Evolving Antibody Therapies for the Treatment of Type 1 Diabetes

Abstract

Type 1 diabetes (T1D) is widely considered to be a T cell driven autoimmune disease resulting in reduced insulin production due to dysfunction/destruction of pancreatic β cells. Currently, there continues to be a need for immunotherapies that selectively reestablish persistent β cell-specific self-tolerance for the prevention and remission of T1D in the clinic. The utilization of monoclonal antibodies (mAb) is one strategy to target specific immune cell populations inducing autoimmune-driven pathology. Several mAb have proven to be clinically safe and exhibit varying degrees of efficacy in modulating autoimmunity, including T1D. Traditionally, mAb therapies have been used to deplete a targeted cell population regardless of antigenic specificity. However, this treatment strategy can prove detrimental resulting in the loss of acquired protective immunity. Nondepleting mAb have also been applied to modulate the function of immune effector cells. Recent studies have begun to define novel mechanisms associated with mAb-based immunotherapy that alter the function of targeted effector cell pools. These results suggest short course mAb therapies may have persistent effects for regaining and maintaining self-tolerance. Furthermore, the flexibility to manipulate mAb properties permits the development of novel strategies to target multiple antigens and/or deliver therapeutic drugs by a single mAb molecule. Here, we discuss current and potential future therapeutic mAb treatment strategies for T1D, and T cell-mediated autoimmunity.

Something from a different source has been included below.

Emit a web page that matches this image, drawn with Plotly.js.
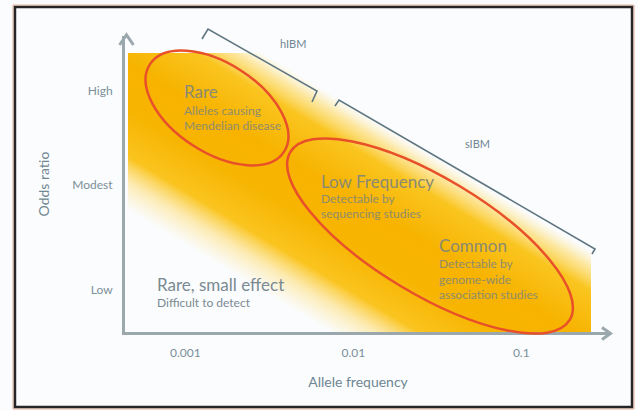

Keywords: diabetes; immunoregulation; immunotherapy; monoclonal antibodies; self-tolerance.

Figure 1

Type 1 diabetes (T1D) pathogenesis. Cellular events associated with driving T cell-mediated T1D are depicted within the pancreatic lymph node (PLN) and pancreas. Upon initiation of β cell autoimmunity via an ill-defined event, dendritic cells (DC) migrate from the pancreas ferrying islet autoantigens into the PLN. Here, naïve β cell-specific CD4⁺ and CD8⁺ T cells are activated and differentiate into distinct Teff subsets associated with T1D progression including CD8⁺ Tc1, CD4⁺ Th1, Th17, and Tfh. Early indication of ongoing autoimmunity is marked by the detection islet-specific autoantibodies (AutoAbs). Teff traffic into the pancreas and initiate β cell damage, which gradually increases over time prompting nominal insulin production.

Figure 2

mAb therapies to ameliorate type 1 diabetes (T1D). (A, B) Monoclonal antibodies (mAb) treatments can be broadly divided into two categories: depleting mAb or nondepleting (ND)/neutralizing mAb. Some promising mAb treatments are depicted that have been used in either animal models or clinical trials to alter T1D progression. (A) Depleting mAb have been used to target T and B cells in the clinic. Transient depletion of T and B cells delays the progression of β cell autoimmunity. (B) ND mAb have been applied to neutralize cytokines to suppress the proinflammatory milieu of the pancreatic lymph node (PLN) and islets, as well as modulate the properties and activity of various immune effector cells. (C) The relationship between functional β cell mass versus islet inflammation is characterized. Over time, increased chronic islet inflammation results in decreased functional β cell mass, first detected via metabolic abnormalities, and ultimately leading to deficient insulin production, prompting clinical diagnosis of T1D. Individuals at different stages of T1D progression have treated with mAb therapies to alter T1D progression, and in turn (D) prevent diabetes onset, or (E) rescue residual β cell mass after clinical T1D diagnosis. Typically, these clinical trials have used metabolic readouts for β cell function as primary endpoints to determine therapeutic efficacy (C).